Прошло двадцать лет, но то, что происходило “в другой стране, в совсем другой эпохе”, таким и осталось — погода опять “нелетная” (для духа, надо полагать). Переменился только диагноз. Если раньше дело ограничивалось перманентным “поносом”, то теперь вороний “кар”, прочитанный как палиндром, звучит уже приговором совсем безнадежным. И, по уверению Лосева, давно им предвиденным: “Как я сказал. Как кто-то там сказал / в стихах. Как было сказано заране”. Упомянутый “кто-то” — это, возможно, автор “Мексиканского дивертисмента” — и там пейзаж “прячется в дожди”, а за экзотикой встает все то же больное, безнадежное, дичающее отечество: “...Из ниш / исчезли бюсты, портики пожухли, / стена осела деснами в овраг. / Насытишь взгляд, но мысль не удлинишь. / Сады и парки переходят в джунгли. / И с губ срывается невольно: рак”.

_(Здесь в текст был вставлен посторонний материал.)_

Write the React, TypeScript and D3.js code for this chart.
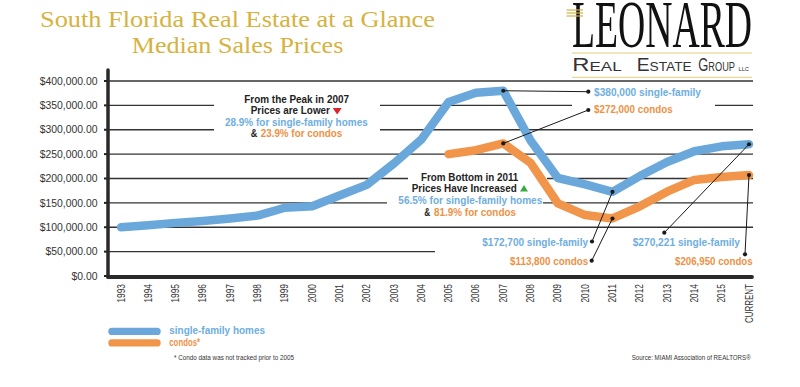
import React from 'react';
import * as d3 from 'd3';

// median sales prices
const categories = ['1993', '1994', '1995', '1996', '1997', '1998', '1999', '2000', '2001', '2002', '2003', '2004',
  '2005', '2006', '2007', '2008', '2009', '2010', '2011', '2012', '2013', '2014', '2015', 'CURRENT'];
const singleFamily = [100000, 104000, 109000, 113000, 118000, 124000, 140000, 143000, 165000, 187000, 231000, 280000,
  357000, 376000, 380000, 278000, 201000, 188000, 172700, 205000, 234000, 256000, 266000, 270221];
// condo data not tracked before 2005
const condos: (number | null)[] = [null, null, null, null, null, null, null, null, null, null, null, null,
  250000, 258000, 272000, 232000, 149000, 125000, 118000, 143000, 173000, 197000, 203000, 206950];
const yTicks = [0, 50000, 100000, 150000, 200000, 250000, 300000, 350000, 400000];

const peakNote = ['From the Peak in 2007', 'Prices are Lower', '28.9% for single-family homes', '23.9% for condos'];
const bottomNote = ['From Bottom in 2011', 'Prices Have Increased', '56.5% for single-family homes', '81.9% for condos'];

const BLUE = '#6aa8dc';
const BLUE_TXT = '#6eaee0';
const ORANGE = '#f0954a';
const ORANGE_TXT = '#ee9145';
const GOLD = '#d6b240';
const SANS = "'Liberation Sans', Arial, Helvetica, sans-serif";
const SERIF = "'Liberation Serif', 'Times New Roman', serif";

const W = 800, H = 387;

const x = d3.scalePoint<string>().domain(categories).range([121, 749]);
const y = d3.scaleLinear().domain([0, 400000]).range([276, 81]);
const fmt = (v: number) => '$' + d3.format(',.2f')(v);

const lineGen = d3.line<number | null>()
  .defined(d => d != null)
  .x((_, i) => x(categories[i]) as number)
  .y(d => y(d as number));

// callouts: label + where its dot sits, tied to a data point
const callouts = [
  { text: '$380,000 single-family', color: BLUE_TXT, data: singleFamily, cat: '2007', tx: 594, ty: 95.5, tw: 107, dx: 588.3, dy: 91.7 },
  { text: '$272,000 condos', color: ORANGE_TXT, data: condos, cat: '2007', tx: 594, ty: 113.3, tw: 78.7, dx: 588.3, dy: 110 },
  { text: '$172,700 single-family', color: BLUE_TXT, data: singleFamily, cat: '2011', tx: 482.3, ty: 245.5, tw: 105.7, dx: 592, dy: 241.5 },
  { text: '$113,800 condos', color: ORANGE_TXT, data: condos, cat: '2011', tx: 510, ty: 264.5, tw: 78.3, dx: 591.7, dy: 260.7 },
  { text: '$270,221 single-family', color: BLUE_TXT, data: singleFamily, cat: 'CURRENT', tx: 632.7, ty: 245.5, tw: 107.3, dx: 664.3, dy: 232.7 },
  { text: '$206,950 condos', color: ORANGE_TXT, data: condos, cat: 'CURRENT', tx: 675, ty: 264.5, tw: 77.7, dx: 745, dy: 254.3 },
];

const Txt = ({ x, y, w, size = 11, fill = '#222', weight = 'bold', family = SANS, children }: any) => (
  <text x={x} y={y} fontSize={size} fill={fill} fontWeight={weight} fontFamily={family}
    textLength={w} lengthAdjust="spacingAndGlyphs">{children}</text>
);

export default function App() {
  const x0 = 108, x1 = 753;

  return (
    <svg width={W} height={H} style={{ position: 'absolute', left: 0, top: 0, background: '#fff' }}>
      <rect width={W} height={H} fill="#fff" />

      {/* title */}
      <Txt x={40} y={26.7} w={395} size={24} fill={GOLD} weight="normal" family={SERIF}>South Florida Real Estate at a Glance</Txt>
      <Txt x={131.7} y={53.3} w={211.6} size={24} fill={GOLD} weight="normal" family={SERIF}>Median Sales Prices</Txt>

      {/* logo */}
      <g>
        <text transform="translate(572,47) scale(1,1.45)" fontSize={46} fill="#111" fontFamily={SERIF}
          textLength={180} lengthAdjust="spacingAndGlyphs">LEONARD</text>
        {[10, 13, 16].map(v => <line key={v} x1={566.5} x2={583} y1={v} y2={v} stroke={GOLD} strokeWidth={1.2} />)}
        <line x1={572} x2={752} y1={53} y2={53} stroke="#e2cd7c" strokeWidth={1} />
        <line x1={572} x2={752} y1={77.3} y2={77.3} stroke="#e2cd7c" strokeWidth={1} />
        <text x={572.3} y={71} fill="#333" fontFamily={SANS} fontWeight="normal" textLength={49.4} lengthAdjust="spacingAndGlyphs">
          <tspan fontSize={17.5}>R</tspan><tspan fontSize={12.5}>EAL</tspan></text>
        <text x={636.7} y={71} fill="#333" fontFamily={SANS} textLength={55} lengthAdjust="spacingAndGlyphs">
          <tspan fontSize={17.5}>E</tspan><tspan fontSize={12.5}>STATE</tspan></text>
        <text x={698.3} y={71} fill="#333" fontFamily={SANS} textLength={36.7} lengthAdjust="spacingAndGlyphs">
          <tspan fontSize={17.5}>G</tspan><tspan fontSize={12.5}>ROUP</tspan></text>
        <text x={738.5} y={71} fill="#333" fontFamily={SANS} fontSize={5.5} textLength={10.5} lengthAdjust="spacingAndGlyphs">LLC</text>
      </g>

      {/* grid + y labels */}
      {yTicks.map(t => (
        <g key={t}>
          {t > 0 && <line x1={x0} x2={x1} y1={y(t)} y2={y(t)} stroke="#333" strokeWidth={1.3} />}
          <line x1={104} x2={x0} y1={y(t)} y2={y(t)} stroke="#222" strokeWidth={2} />
          <text x={97.5} y={y(t)} dy="0.36em" textAnchor="end" fontSize={10.4} fill="#333" fontFamily={SANS}>{fmt(t)}</text>
        </g>
      ))}

      {/* gaps in the grid behind the notes */}
      <rect x={214} y={96} width={166} height={38} fill="#fff" />
      <rect x={572} y={100} width={143} height={10} fill="#fff" />
      <rect x={408} y={174} width={139} height={9} fill="#fff" />
      <rect x={387} y={198} width={156} height={9} fill="#fff" />
      <rect x={435} y={247} width={320} height={9} fill="#fff" />

      {/* axes */}
      <line x1={x0} x2={x0} y1={70} y2={277} stroke="#2a2a2a" strokeWidth={3.5} strokeLinecap="round" />
      <line x1={x0} x2={752} y1={277} y2={277} stroke="#2a2a2a" strokeWidth={3.8} strokeLinecap="round" />

      {/* x labels */}
      {categories.map(c => (
        <text key={c} transform={`translate(${x(c)},284) rotate(-90)`} textAnchor="end" dy="0.35em"
          fontSize={10} fill="#333" fontFamily={SANS}
          textLength={c === 'CURRENT' ? 39 : 18.5} lengthAdjust="spacingAndGlyphs">{c}</text>
      ))}

      {/* series */}
      <path d={lineGen(singleFamily) as string} fill="none" stroke={BLUE} strokeWidth={8.5} strokeLinejoin="round" strokeLinecap="round" />
      <path d={lineGen(condos) as string} fill="none" stroke={ORANGE} strokeWidth={8.5} strokeLinejoin="round" strokeLinecap="round" />

      {/* peak note */}
      <Txt x={244.3} y={102.7} w={104.7}>{peakNote[0]}</Txt>
      <Txt x={250.7} y={114.3} w={79.3}>{peakNote[1]}</Txt>
      <path d="M332.7,108 L341.7,108 L337.2,114.6 Z" fill="#d9262b" />
      <Txt x={225} y={125.5} w={142.7} fill={BLUE_TXT}>{peakNote[2]}</Txt>
      <Txt x={250.7} y={136.7} w={6.6}>&amp;</Txt>
      <Txt x={260.7} y={136.7} w={81.6} fill={ORANGE_TXT}>{peakNote[3]}</Txt>

      {/* bottom note */}
      <Txt x={421} y={180.7} w={97.3}>{bottomNote[0]}</Txt>
      <Txt x={411.7} y={192.3} w={105}>{bottomNote[1]}</Txt>
      <path d="M520,191.5 L528,191.5 L524,185 Z" fill="#3aa845" />
      <Txt x={398.3} y={204} w={144} fill={BLUE_TXT}>{bottomNote[2]}</Txt>
      <Txt x={424.3} y={215.7} w={6}>&amp;</Txt>
      <Txt x={434} y={215.7} w={82} fill={ORANGE_TXT}>{bottomNote[3]}</Txt>

      {/* callouts */}
      {callouts.map(c => {
        const i = categories.indexOf(c.cat);
        const px = x(c.cat) as number, py = y(c.data[i] as number);
        return (
          <g key={c.text}>
            <line x1={px} y1={py} x2={c.dx} y2={c.dy} stroke="#1a1a1a" strokeWidth={1} />
            <circle cx={px} cy={py} r={2.1} fill="#1a1a1a" />
            <circle cx={c.dx} cy={c.dy} r={2.1} fill="#1a1a1a" />
            <Txt x={c.tx} y={c.ty} w={c.tw} size={11.5} fill={c.color}>{c.text}</Txt>
          </g>
        );
      })}

      {/* legend */}
      <rect x={108.3} y={327.7} width={52.4} height={7.3} rx={3.6} fill={BLUE} />
      <rect x={108.3} y={339.2} width={52.4} height={7.3} rx={3.6} fill={ORANGE} />
      <Txt x={169.3} y={334} w={95.7} size={11} fill={BLUE_TXT}>single-family homes</Txt>
      <Txt x={169.3} y={346} w={30.7} size={11} fill={ORANGE_TXT}>condos*</Txt>

      {/* footnotes */}
      <Txt x={174} y={360} w={120} size={7.5} fill="#333" weight="normal">* Condo data was not tracked prior to 2005</Txt>
      <Txt x={631.7} y={360} w={119} size={7.5} fill="#333" weight="normal">Source: MIAMI Association of REALTORS®</Txt>
    </svg>
  );
}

В других, однако, лосевских стихах, посвященных нынешней России, погода лучше: “Леса окончились. / Страна остепенилась. / Степь — разноправье необъятного объема и неуклонной плоскости. / Синь воздуха и зелень разнотравья. / Тюльпаны молятся, сложив ладоши. / Разнузданные лошади шалят...” и так далее, там есть еще немало ярких пейзажных подробностей. Стихи эти критики уже анализировали, главным образом строку 1-ю (“Леса окончились...”), справедливо сравнивая ее с хлебниковским “леса обезлосели” и усматривая здесь “призрак автометаописания — анаграмму фамилии автора”4. Кроме того, рассматривалась строка 9-я — “Взмывает Чингисхан на монгольфьере”, по поводу которой шутливо, но точно было замечено: “он взмыл на монгольфьере, потому что монгол”5.